Eccome, se è possibile! Lo facciamo ogni secondo di ogni giorno, ma a volte quello che vediamo non ci piace e facciamo finta di non averlo visto. Allora perché chiediamo conferme? Il più delle volte, il motivo per il quale chiediamo “è cosi, vero?” non è che non sappiamo decifrare le altrui intenzioni, ed abbiamo bisogno di chiedere lumi. Come dicevo prima, la tesi della raccolta è che noi decifriamo benissimo le intenzioni, che è una parte essenziale della nostra natura; ma lo stesso chiediamo conferme perché, ad esempio, un conto è sapere che l’altro vuole una certa cosa, e ben altro conto è che l’altro dica apertamente che la vuole. Io posso anche sapere, ma sapere non mi obbliga ad agire; invece, dichiarandosi apertamente, o chiedendo apertamente conferma, l’altro può obbligarmi ad agire, a prendere esplicitamente una posizione. Tra il primo scenario e il secondo c’è la stessa differenza che esiste tra vivere le situazioni nella scatola chiusa del proprio mondo interiore e mettersi in gioco nel mondo reale, chiamando gli altri in causa e rischiando di fallire. Le poesie di questa raccolta cercano di mettere questa fondamentale differenza in rilievo.
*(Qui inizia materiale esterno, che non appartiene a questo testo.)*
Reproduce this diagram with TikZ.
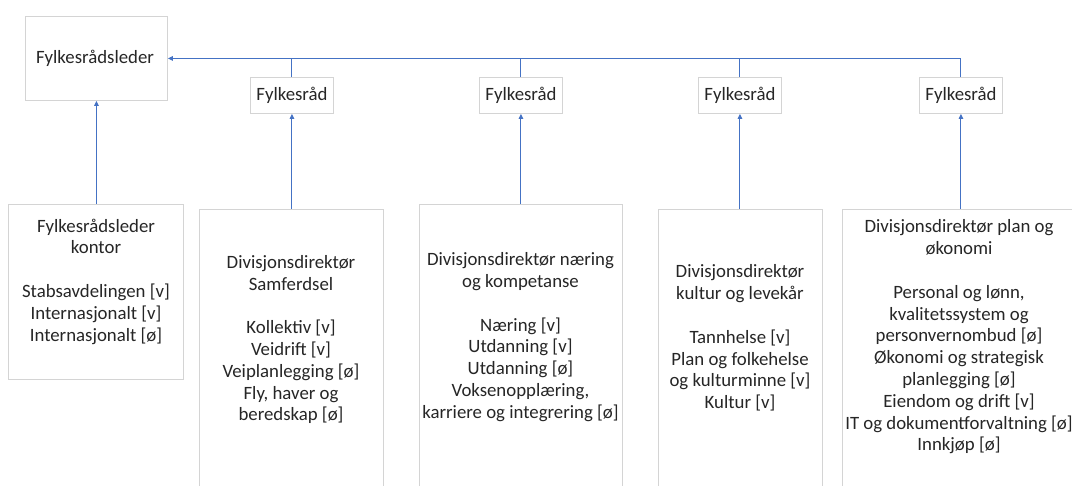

Quale messaggio (se c’è) intende lasciare, con L’appropriato governo del fuoco all’interlocutore del corteggiamento presente nel testo? 
 Nessuno:
Ciò che dovevo dirti è detto altrove,
su altra carta; e altri sguardi, movimenti,
scelte, presenze, silenzi hanno detto
delle mie intenzioni ciò che si poteva. […]

Tirando le somme, si può benissimo affermare che il lavoro di Alessandra Palmigiano è matematicamente perfetto. Se ella abbia costruito “l’appropriato governo del fuoco” con righello e squadretta riferendosi al nostro non-romantico periodo storico, un po’ per descrivercelo, ha centrato in pieno l’obbiettivo. Tuttavia, un unico dubbio persiste: in amore, la matematica non dovrebbe impicciarsi. L’amore non è della vita o della ragione. È del cuore. E il cuore, seppur fallibile, è l’unico organo che dà senso alle nostre anime (ma è di amore che si sta parlando, ed è con ciò che è fallibile che scrivo - non con la mente - in questa umile critica, dunque…).